Stored records:
++++++++++

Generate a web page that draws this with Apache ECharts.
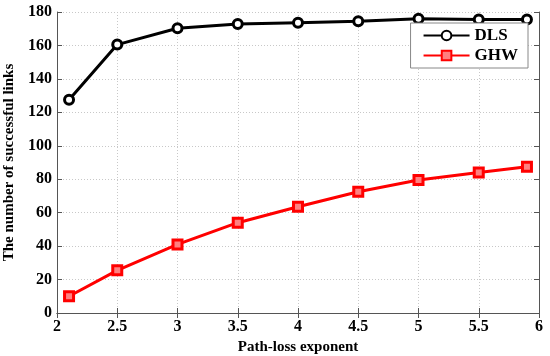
<!DOCTYPE html>
<html>
<head>
<meta charset="utf-8">
<script src="https://cdn.jsdelivr.net/npm/echarts@6/dist/echarts.min.js"></script>
<style>html,body{margin:0;padding:0;background:#fff}#c{width:550px;height:356px}</style>
</head>
<body>
<div id="c"></div>
<script>
const xValues = [2.1, 2.5, 3, 3.5, 4, 4.5, 5, 5.5, 5.9];
const dlsValues = [127.5, 160.5, 170.3, 172.8, 173.6, 174.4, 176, 175.5, 175.5];
const ghwValues = [10, 25.5, 41, 54, 63.5, 72.5, 79.5, 84, 87.5];
const seriesNames = ['DLS', 'GHW'];

const font = 'Liberation Serif';
const chart = echarts.init(document.getElementById('c'));
const gridLine = {show: true, lineStyle: {color: '#c8c8c8', type: [1, 2], width: 1}};
const axisLine = {show: true, lineStyle: {color: '#555', width: 1}};
const tick = {show: true, inside: true, length: 5, lineStyle: {color: '#555'}};
chart.setOption({
  animation: false,
  grid: {left: 57, right: 11, top: 12, bottom: 43, containLabel: false, outerBoundsMode: 'none'},
  legend: {
    data: seriesNames,
    orient: 'vertical',
    right: 22, top: 23,
    backgroundColor: '#fff',
    borderColor: '#888', borderWidth: 1,
    padding: [4, 10, 4, 12],
    itemGap: 3,
    itemWidth: 46, itemHeight: 12,
    textStyle: {fontFamily: font, fontWeight: 'bold', fontSize: 17, color: '#000'}
  },
  xAxis: [{
    type: 'value', min: 2, max: 6, interval: 0.5,
    name: 'Path-loss exponent', nameLocation: 'middle', nameGap: 24,
    nameTextStyle: {fontFamily: font, fontWeight: 'bold', fontSize: 15, color: '#000'},
    axisLine: axisLine, axisTick: tick, splitLine: gridLine,
    axisLabel: {fontFamily: font, fontWeight: 'bold', fontSize: 16, color: '#000', margin: 6}
  }, {
    type: 'value', min: 2, max: 6, interval: 0.5, position: 'top',
    axisLine: axisLine, axisTick: tick, axisLabel: {show: false}, splitLine: {show: false}
  }],
  yAxis: [{
    type: 'value', min: 0, max: 180, interval: 20,
    name: 'The number of successful links', nameLocation: 'middle', nameGap: 33,
    nameTextStyle: {fontFamily: font, fontWeight: 'bold', fontSize: 15, color: '#000'},
    axisLine: axisLine, axisTick: tick, splitLine: gridLine,
    axisLabel: {fontFamily: font, fontWeight: 'bold', fontSize: 16, color: '#000', margin: 5}
  }, {
    type: 'value', min: 0, max: 180, interval: 20, position: 'right',
    axisLine: axisLine, axisTick: tick, axisLabel: {show: false}, splitLine: {show: false}
  }],
  series: [{
    name: seriesNames[0], type: 'line',
    data: xValues.map((x, i) => [x, dlsValues[i]]),
    symbol: 'circle', symbolSize: 9, showAllSymbol: true,
    lineStyle: {color: '#000', width: 3},
    itemStyle: {color: '#fff', borderColor: '#000', borderWidth: 3}
  }, {
    name: seriesNames[1], type: 'line',
    data: xValues.map((x, i) => [x, ghwValues[i]]),
    symbol: 'rect', symbolSize: 9, showAllSymbol: true,
    lineStyle: {color: '#ff0000', width: 3},
    itemStyle: {color: '#ff8080', borderColor: '#ff0000', borderWidth: 3}
  }]
});
</script>
</body>
</html>
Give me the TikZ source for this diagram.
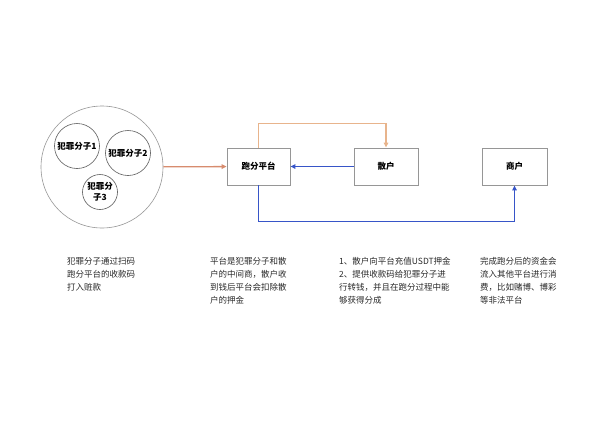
\documentclass[tikz,border=0pt]{standalone}
\usepackage{fontspec}
\setmainfont{Noto Sans CJK SC}
\usetikzlibrary{arrows.meta, positioning}
\definecolor{edgegray}{RGB}{150,150,150}
\definecolor{ringgray}{RGB}{90,90,90}
\definecolor{darkorange}{RGB}{215,140,110}
\definecolor{lightorange}{RGB}{232,180,140}
\definecolor{linkblue}{RGB}{55,85,200}
\definecolor{textgray}{RGB}{40,40,40}
\tikzset{
  box/.style={rectangle, draw=edgegray, fill=white, line width=0.8pt,
              minimum width=64pt, minimum height=37pt,
              text centered, font=\fontsize{8.5}{10}\selectfont\bfseries},
  member/.style={circle, draw=ringgray, line width=0.6pt, inner sep=0pt,
                 align=center, font=\fontsize{8.5}{11}\selectfont\bfseries},
  note/.style={anchor=north west, align=left, inner sep=0pt, text=textgray,
               font=\fontsize{8.5}{13}\selectfont},
  arr/.style={-{Triangle[length=5pt,width=4.5pt]}, line width=1.3pt}
}

\begin{document}
\begin{tikzpicture}[x=1pt, y=-1pt]
  \useasboundingbox (0,0) rectangle (600,424);

  % Nodes
  \node[circle, draw=edgegray, line width=0.6pt, minimum size=122pt] (crowd) at (102,167) {};
  \node[member, minimum size=45pt] (m1) at (77,146)  {犯罪分子1};
  \node[member, minimum size=45pt] (m2) at (128,153) {犯罪分子2};
  \node[member, minimum size=35pt] (m3) at (100,192) {犯罪分\\子3};

  \node[box, minimum width=63pt] (platform) at (258.5,166.5) {跑分平台};
  \node[box] (retail)   at (386,166.5)   {散户};
  \node[box, minimum width=65pt] (merchant) at (514.5,166.5) {商户};

  % Notes
  \node[note] (n1) at (67,257)  {犯罪分子通过扫码\\跑分平台的收款码\\打入赃款};
  \node[note] (n2) at (210,257) {平台是犯罪分子和散\\户的中间商，散户收\\到钱后平台会扣除散\\户的押金};
  \node[note] (n3) at (339,257) {1、散户向平台充值USDT押金\\2、提供收款码给犯罪分子进\\行转钱，并且在跑分过程中能\\够获得分成};
  \node[note] (n4) at (480,257) {完成跑分后的资金会\\流入其他平台进行消\\费，比如赌博、博彩\\等非法平台};

  % Arrows
  \draw[arr, darkorange] (crowd) -- (platform);
  \draw[arr, lightorange] (platform.north) -- ++(0,-24) -| (retail.north);
  \draw[arr, linkblue] (retail) -- (platform);
  \draw[arr, linkblue] (platform.south) -- ++(0,36) -| (merchant.south);

\end{tikzpicture}
\end{document}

++++++++++

What comes back should match the records exactly, minus any pictures.

Solution:
Generate a web page that draws this with Apache ECharts.
<!DOCTYPE html>
<html>
<head>
<meta charset="utf-8">
<script src="https://cdn.jsdelivr.net/npm/echarts@6/dist/echarts.min.js"></script>
<style>html,body{margin:0;padding:0;background:#fff}#c{width:550px;height:356px}</style>
</head>
<body>
<div id="c"></div>
<script>
const xValues = [2.1, 2.5, 3, 3.5, 4, 4.5, 5, 5.5, 5.9];
const dlsValues = [127.5, 160.5, 170.3, 172.8, 173.6, 174.4, 176, 175.5, 175.5];
const ghwValues = [10, 25.5, 41, 54, 63.5, 72.5, 79.5, 84, 87.5];
const seriesNames = ['DLS', 'GHW'];

const font = 'Liberation Serif';
const chart = echarts.init(document.getElementById('c'));
const gridLine = {show: true, lineStyle: {color: '#c8c8c8', type: [1, 2], width: 1}};
const axisLine = {show: true, lineStyle: {color: '#555', width: 1}};
const tick = {show: true, inside: true, length: 5, lineStyle: {color: '#555'}};
chart.setOption({
  animation: false,
  grid: {left: 57, right: 11, top: 12, bottom: 43, containLabel: false, outerBoundsMode: 'none'},
  legend: {
    data: seriesNames,
    orient: 'vertical',
    right: 22, top: 23,
    backgroundColor: '#fff',
    borderColor: '#888', borderWidth: 1,
    padding: [4, 10, 4, 12],
    itemGap: 3,
    itemWidth: 46, itemHeight: 12,
    textStyle: {fontFamily: font, fontWeight: 'bold', fontSize: 17, color: '#000'}
  },
  xAxis: [{
    type: 'value', min: 2, max: 6, interval: 0.5,
    name: 'Path-loss exponent', nameLocation: 'middle', nameGap: 24,
    nameTextStyle: {fontFamily: font, fontWeight: 'bold', fontSize: 15, color: '#000'},
    axisLine: axisLine, axisTick: tick, splitLine: gridLine,
    axisLabel: {fontFamily: font, fontWeight: 'bold', fontSize: 16, color: '#000', margin: 6}
  }, {
    type: 'value', min: 2, max: 6, interval: 0.5, position: 'top',
    axisLine: axisLine, axisTick: tick, axisLabel: {show: false}, splitLine: {show: false}
  }],
  yAxis: [{
    type: 'value', min: 0, max: 180, interval: 20,
    name: 'The number of successful links', nameLocation: 'middle', nameGap: 33,
    nameTextStyle: {fontFamily: font, fontWeight: 'bold', fontSize: 15, color: '#000'},
    axisLine: axisLine, axisTick: tick, splitLine: gridLine,
    axisLabel: {fontFamily: font, fontWeight: 'bold', fontSize: 16, color: '#000', margin: 5}
  }, {
    type: 'value', min: 0, max: 180, interval: 20, position: 'right',
    axisLine: axisLine, axisTick: tick, axisLabel: {show: false}, splitLine: {show: false}
  }],
  series: [{
    name: seriesNames[0], type: 'line',
    data: xValues.map((x, i) => [x, dlsValues[i]]),
    symbol: 'circle', symbolSize: 9, showAllSymbol: true,
    lineStyle: {color: '#000', width: 3},
    itemStyle: {color: '#fff', borderColor: '#000', borderWidth: 3}
  }, {
    name: seriesNames[1], type: 'line',
    data: xValues.map((x, i) => [x, ghwValues[i]]),
    symbol: 'rect', symbolSize: 9, showAllSymbol: true,
    lineStyle: {color: '#ff0000', width: 3},
    itemStyle: {color: '#ff8080', borderColor: '#ff0000', borderWidth: 3}
  }]
});
</script>
</body>
</html>
Give me the TikZ source for this diagram.
\documentclass[tikz,border=0pt]{standalone}
\usepackage{fontspec}
\setmainfont{Noto Sans CJK SC}
\usetikzlibrary{arrows.meta, positioning}
\definecolor{edgegray}{RGB}{150,150,150}
\definecolor{ringgray}{RGB}{90,90,90}
\definecolor{darkorange}{RGB}{215,140,110}
\definecolor{lightorange}{RGB}{232,180,140}
\definecolor{linkblue}{RGB}{55,85,200}
\definecolor{textgray}{RGB}{40,40,40}
\tikzset{
  box/.style={rectangle, draw=edgegray, fill=white, line width=0.8pt,
              minimum width=64pt, minimum height=37pt,
              text centered, font=\fontsize{8.5}{10}\selectfont\bfseries},
  member/.style={circle, draw=ringgray, line width=0.6pt, inner sep=0pt,
                 align=center, font=\fontsize{8.5}{11}\selectfont\bfseries},
  note/.style={anchor=north west, align=left, inner sep=0pt, text=textgray,
               font=\fontsize{8.5}{13}\selectfont},
  arr/.style={-{Triangle[length=5pt,width=4.5pt]}, line width=1.3pt}
}

\begin{document}
\begin{tikzpicture}[x=1pt, y=-1pt]
  \useasboundingbox (0,0) rectangle (600,424);

  % Nodes
  \node[circle, draw=edgegray, line width=0.6pt, minimum size=122pt] (crowd) at (102,167) {};
  \node[member, minimum size=45pt] (m1) at (77,146)  {犯罪分子1};
  \node[member, minimum size=45pt] (m2) at (128,153) {犯罪分子2};
  \node[member, minimum size=35pt] (m3) at (100,192) {犯罪分\\子3};

  \node[box, minimum width=63pt] (platform) at (258.5,166.5) {跑分平台};
  \node[box] (retail)   at (386,166.5)   {散户};
  \node[box, minimum width=65pt] (merchant) at (514.5,166.5) {商户};

  % Notes
  \node[note] (n1) at (67,257)  {犯罪分子通过扫码\\跑分平台的收款码\\打入赃款};
  \node[note] (n2) at (210,257) {平台是犯罪分子和散\\户的中间商，散户收\\到钱后平台会扣除散\\户的押金};
  \node[note] (n3) at (339,257) {1、散户向平台充值USDT押金\\2、提供收款码给犯罪分子进\\行转钱，并且在跑分过程中能\\够获得分成};
  \node[note] (n4) at (480,257) {完成跑分后的资金会\\流入其他平台进行消\\费，比如赌博、博彩\\等非法平台};

  % Arrows
  \draw[arr, darkorange] (crowd) -- (platform);
  \draw[arr, lightorange] (platform.north) -- ++(0,-24) -| (retail.north);
  \draw[arr, linkblue] (retail) -- (platform);
  \draw[arr, linkblue] (platform.south) -- ++(0,36) -| (merchant.south);

\end{tikzpicture}
\end{document}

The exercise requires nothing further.